“At VA we take our mission of caring for those who ‘shall have borne the battle’ very seriously; we have the best and most noble mission in government," McDonald said in the statement, released a day after the remarks.
"If my comments Monday led any Veterans to believe that I, or the dedicated workforce I am privileged to lead, don't take that noble mission seriously, I deeply regret that. Nothing could be further from the truth.”
At a Christian Science Monitor breakfast in Washington on Tuesday, McDonald was speaking about veterans’ satisfaction when he made the controversial comparison.
"When you go to Disney, do they measure the number of hours you wait in line?" he asked. "What's important? What's important is: What's your satisfaction with the experience?"
Disney is the parent company of ABC News.
In this afternoon’s statement, McDonald elaborated on his original remarks.
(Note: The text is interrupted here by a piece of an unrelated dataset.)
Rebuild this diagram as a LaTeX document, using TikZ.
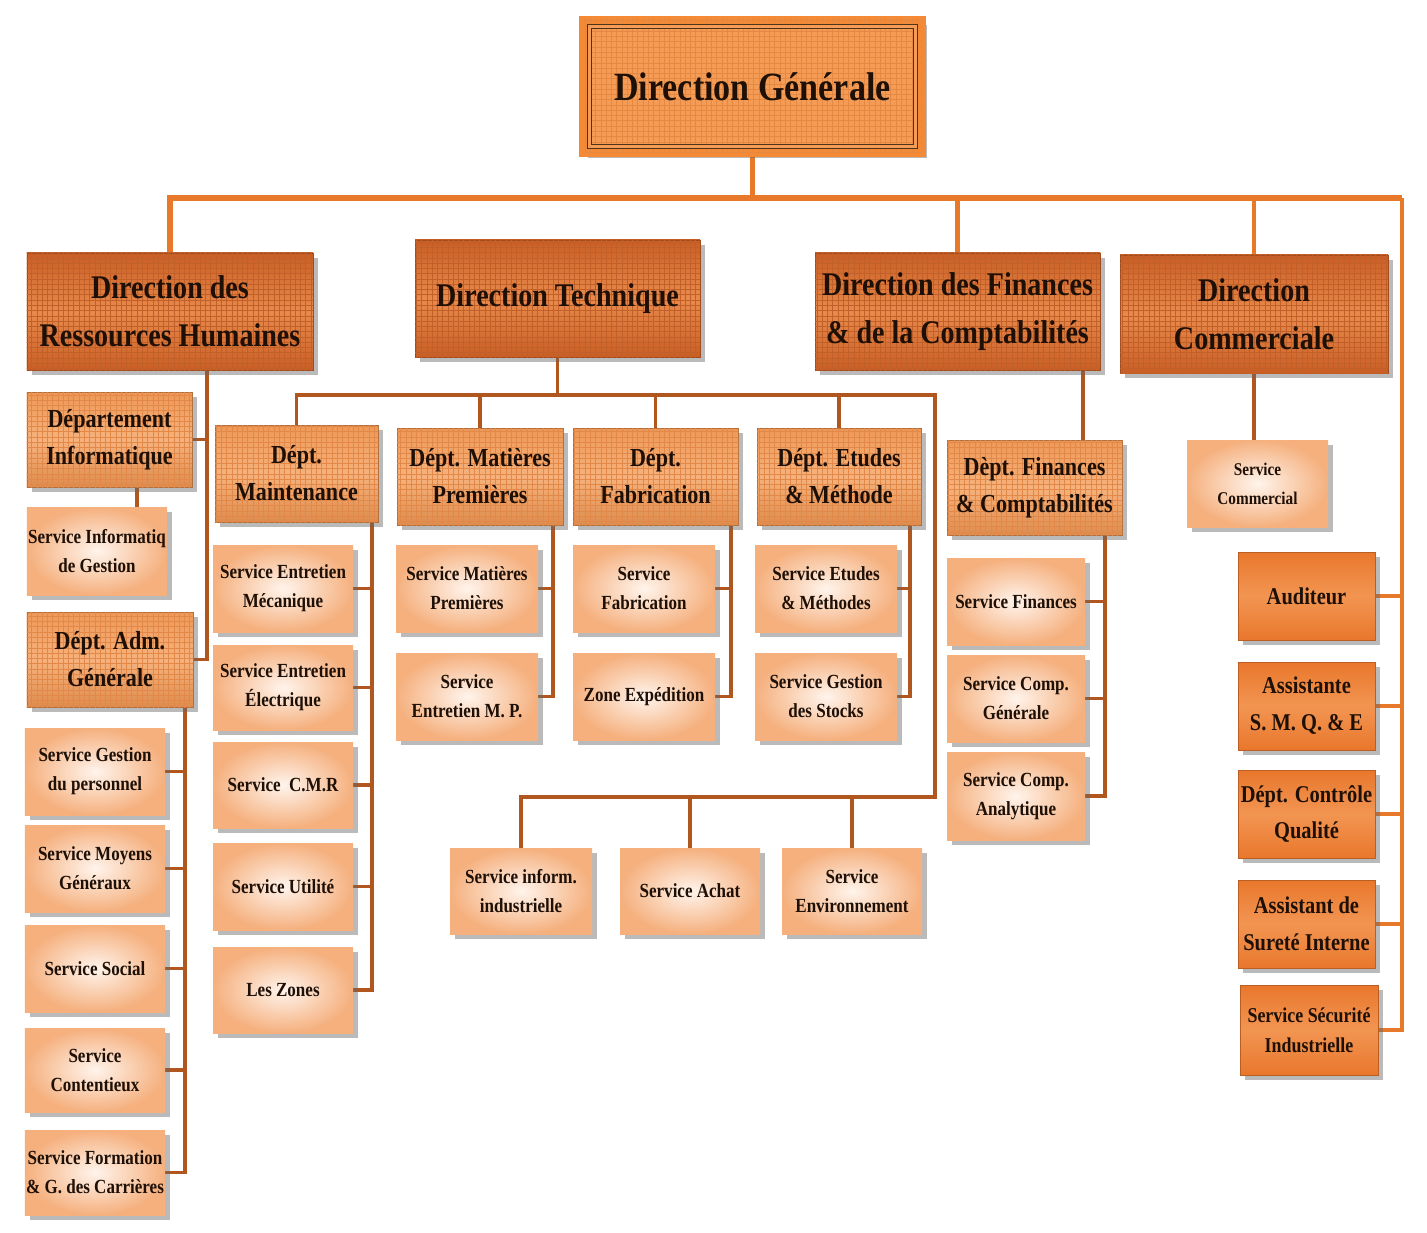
\documentclass[tikz,border=0pt]{standalone}
\usepackage{fontspec}
\newfontfamily\orgfont[FakeStretch=0.85]{Liberation Serif}
\usetikzlibrary{shadows,patterns}
\pgfdeclarelayer{background}
\pgfsetlayers{background,main}
\definecolor{busor}{HTML}{E8782A}
\definecolor{brln}{HTML}{B0561E}
\definecolor{txt}{HTML}{1E1006}
\definecolor{lonem}{HTML}{E98A4C}
\definecolor{lonee}{HTML}{C95E25}
\definecolor{dpt}{HTML}{EE9856}
\definecolor{dptm}{HTML}{F6B27C}
\definecolor{dpte}{HTML}{DE8C4E}
\definecolor{svin}{HTML}{FFF4EC}
\definecolor{svout}{HTML}{F5B07E}
\definecolor{rc}{HTML}{E9772C}
\definecolor{rcm}{HTML}{F29552}
\definecolor{dgfill}{HTML}{F49C55}
\definecolor{dgedge}{HTML}{F58A36}
\definecolor{gridone}{HTML}{C2602A}
\definecolor{griddpt}{HTML}{E2894A}
\definecolor{griddg}{HTML}{E58842}
\newcommand\bx[7]{%
  \pgfmathsetmacro\myxc{(#3+#5)/2}%
  \pgfmathsetmacro\myyc{(#4+#6)/2}%
  \pgfmathsetmacro\myw{(#5-#3)*0.02}%
  \pgfmathsetmacro\myh{(#6-#4)*0.02}%
  \node[#2, minimum width=\myw cm, minimum height=\myh cm] (#1) at (\myxc,\myyc) {#7};}
\tikzset{
  base/.style={inner sep=0pt, align=center, text=txt},
  shd/.style={drop shadow={shadow xshift=3pt, shadow yshift=-3pt, fill=black!60, opacity=.45}},
  grd/.style={postaction={pattern=grid, pattern color=#1}},
  dgbox/.style={base, shd, fill=dgfill, draw=dgedge, line width=4pt, grd=griddg,
    font=\orgfont\bfseries\fontsize{22.8}{27}\selectfont},
  lonebox/.style={base, shd, top color=lonee, bottom color=lonee, middle color=lonem,
    draw=lonee!80!black, line width=0.5pt, grd=gridone,
    font=\orgfont\bfseries\fontsize{18.8}{27.3}\selectfont},
  dptbox/.style={base, shd, top color=dpt, bottom color=dpte, middle color=dptm,
    draw=dpte!80!black, line width=0.4pt, grd=griddpt,
    font=\orgfont\bfseries\fontsize{14.8}{21}\selectfont},
  svbox/.style={base, shd, inner color=svin, outer color=svout,
    font=\orgfont\bfseries\fontsize{11.4}{16.5}\selectfont},
  combox/.style={svbox, font=\orgfont\bfseries\fontsize{10.2}{16.5}\selectfont},
  rcbox/.style={base, shd, top color=rc, bottom color=rc, middle color=rcm,
    draw=rc!80!black, line width=0.4pt,
    font=\orgfont\bfseries\fontsize{13.7}{21}\selectfont},
  rcsmall/.style={rcbox, font=\orgfont\bfseries\fontsize{12}{17}\selectfont},
  mainbus/.style={draw=busor, line width=3.4pt},
  mainline/.style={draw=busor, line width=2.3pt},
  brline/.style={draw=brln, line width=2.2pt},
  dgframe/.style={draw=black!60!brown, line width=0.5pt, double=dgfill, double distance=1.6pt}
}
\begin{document}
\begin{tikzpicture}[x=0.02cm,y=-0.02cm]
\useasboundingbox (0,0) rectangle (1427,1233);
% top
\bx{dg}{dgbox}{583}{20}{922}{153}{Direction Générale}
\draw[dgframe] ([shift={(10,10)}]dg.north west) rectangle ([shift={(-10,-10)}]dg.south east);
% level 1
\bx{drh}{lonebox}{27}{253}{313}{370}{Direction des\\Ressources Humaines}
\bx{dt}{lonebox}{415}{240}{700}{357}{Direction Technique}
\bx{dfc}{lonebox}{815}{253}{1100}{370}{Direction des Finances\\\& de la Comptabilités}
\bx{dc}{lonebox}{1120}{255}{1388}{373}{Direction\\Commerciale}
% RH
\bx{dinf}{dptbox}{27}{392}{192}{487}{Département\\Informatique}
\bx{sig}{svbox}{27}{507}{167}{595}{Service Informatiq\\de Gestion}
\bx{dadm}{dptbox}{27}{612}{193}{707}{Dépt. Adm.\\Générale}
\bx{sgp}{svbox}{25}{728}{165}{815}{Service Gestion\\du personnel}
\bx{smg}{svbox}{25}{825}{165}{912}{Service Moyens\\Généraux}
\bx{ssoc}{svbox}{25}{925}{165}{1012}{Service Social}
\bx{scont}{svbox}{25}{1028}{165}{1112}{Service\\Contentieux}
\bx{sform}{svbox}{25}{1130}{165}{1215}{Service Formation\\\& G. des Carrières}
% Technique
\bx{dmaint}{dptbox}{215}{425}{378}{522}{Dépt.\\Maintenance}
\bx{sem}{svbox}{213}{545}{353}{632}{Service Entretien\\Mécanique}
\bx{see}{svbox}{213}{645}{353}{730}{Service Entretien\\Électrique}
\bx{scmr}{svbox}{213}{742}{353}{828}{Service~~C.M.R}
\bx{sut}{svbox}{213}{843}{353}{930}{Service Utilité}
\bx{zones}{svbox}{213}{947}{353}{1033}{Les Zones}
\bx{dmp}{dptbox}{397}{428}{563}{525}{Dépt. Matières\\Premières}
\bx{smp}{svbox}{396}{545}{538}{632}{Service Matières\\Premières}
\bx{semp}{svbox}{396}{653}{538}{740}{Service\\Entretien M. P.}
\bx{dfab}{dptbox}{573}{428}{738}{525}{Dépt.\\Fabrication}
\bx{sfab}{svbox}{573}{545}{715}{632}{Service\\Fabrication}
\bx{zexp}{svbox}{573}{653}{715}{740}{Zone Expédition}
\bx{detu}{dptbox}{757}{428}{921}{525}{Dépt. Etudes\\\& Méthode}
\bx{setu}{svbox}{755}{545}{897}{632}{Service Etudes\\\& Méthodes}
\bx{sgs}{svbox}{755}{653}{897}{740}{Service Gestion\\des Stocks}
\bx{sii}{svbox}{450}{848}{592}{934}{Service inform.\\industrielle}
\bx{sach}{svbox}{620}{848}{760}{934}{Service Achat}
\bx{senv}{svbox}{782}{848}{922}{934}{Service\\Environnement}
% Finances
\bx{dfin}{dptbox}{947}{440}{1122}{535}{Dèpt. Finances\\\& Comptabilités}
\bx{sfin}{svbox}{947}{558}{1085}{645}{Service Finances}
\bx{scg}{svbox}{947}{655}{1085}{742}{Service Comp.\\Générale}
\bx{sca}{svbox}{947}{752}{1085}{840}{Service Comp.\\Analytique}
% Commerciale
\bx{scom}{combox}{1187}{440}{1328}{527}{Service\\Commercial}
% right column
\bx{aud}{rcbox}{1238}{552}{1375}{640}{Auditeur}
\bx{asmq}{rcbox}{1238}{662}{1375}{750}{Assistante\\S. M. Q. \& E}
\bx{dcq}{rcbox}{1238}{770}{1375}{858}{Dépt. Contrôle\\Qualité}
\bx{asi}{rcbox}{1238}{880}{1375}{968}{Assistant de\\Sureté Interne}
\bx{ssi}{rcsmall}{1240}{985}{1378}{1075}{Service Sécurité\\Industrielle}
% helper coordinates
\coordinate (busR) at (1402,198);
\coordinate (drhv) at (207,0);
\coordinate (infv) at (137,0);
\coordinate (admv) at (185,0);
\coordinate (dtR) at (935,395);
\coordinate (dtB) at (935,797);
\coordinate (mv) at (372,0);
\coordinate (mpv) at (553,0);
\coordinate (fabv) at (731,0);
\coordinate (etv) at (910,0);
\coordinate (fv1) at (1083,0);
\coordinate (fv2) at (1105,0);
\begin{pgfonlayer}{background}
% main bus
\draw[mainline] (dg.south) -- (dg.south |- busR);
\draw[mainbus] (drh.north) |- (busR);
\draw[mainline] (busR) |- (ssi.east);
\draw[mainline] (dfc.north) -- (dfc.north |- busR);
\draw[mainline] (dc.north) -- (dc.north |- busR);
\draw[mainline] (drh.north) -- (drh.north |- busR);
\foreach \n in {aud,asmq,dcq,asi} \draw[mainline] (\n.east) -- (\n.east -| busR);
% RH
\draw[brline] (drh.south -| drhv) |- (dadm.east);
\draw[brline] (dinf.east) -- (dinf.east -| drhv);
\draw[brline] (dinf.south -| infv) -- (sig.north -| infv);
\draw[brline] (dadm.south -| admv) |- (sform.east);
\foreach \n in {sgp,smg,ssoc,scont} \draw[brline] (\n.east) -- (\n.east -| admv);
% Technique
\draw[brline] (dt.south) -- (dt.south |- dtR);
\draw[brline] (dmaint.north) |- (dtR) -- (dtB) -| (sii.north);
\foreach \n in {dmp,dfab,detu} \draw[brline] (\n.north) -- (\n.north |- dtR);
\foreach \n in {sach,senv} \draw[brline] (\n.north) -- (\n.north |- dtB);
\draw[brline] (dmaint.south -| mv) |- (zones.east);
\foreach \n in {sem,see,scmr,sut} \draw[brline] (\n.east) -- (\n.east -| mv);
\draw[brline] (dmp.south -| mpv) |- (semp.east);
\draw[brline] (smp.east) -- (smp.east -| mpv);
\draw[brline] (dfab.south -| fabv) |- (zexp.east);
\draw[brline] (sfab.east) -- (sfab.east -| fabv);
\draw[brline] (detu.south -| etv) |- (sgs.east);
\draw[brline] (setu.east) -- (setu.east -| etv);
% Finances
\draw[brline] (dfc.south -| fv1) -- (dfin.north -| fv1);
\draw[brline] (dfin.south -| fv2) |- (sca.east);
\foreach \n in {sfin,scg} \draw[brline] (\n.east) -- (\n.east -| fv2);
% Commerciale
\draw[brline] (dc.south) -- (dc.south |- scom.north);
\end{pgfonlayer}
\end{tikzpicture}
\end{document}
“On Monday, I made some remarks on how we’re working to improve Veterans' satisfaction with the care they receive from VA. It was never my intention to suggest that I don't take our mission of serving Veterans very seriously," he said. "In fact, improving access to care is my number one priority and the priority I have set for the entire department. For the last two years, the huge majority of VA employees have worked tirelessly to improve the timeliness of the care and benefits we provides to Veterans.”
Wait times for veterans erupted into scandal two years ago and led to former head of the VA, Gen. Eric Shinseki's resignation.
As of May 1 wait times were seven days for primary care and 10 days for specialists, according to department data.
In a statement, the VA said that it takes veterans' care "seriously" and acknowledge that "veterans are still waiting too long for care."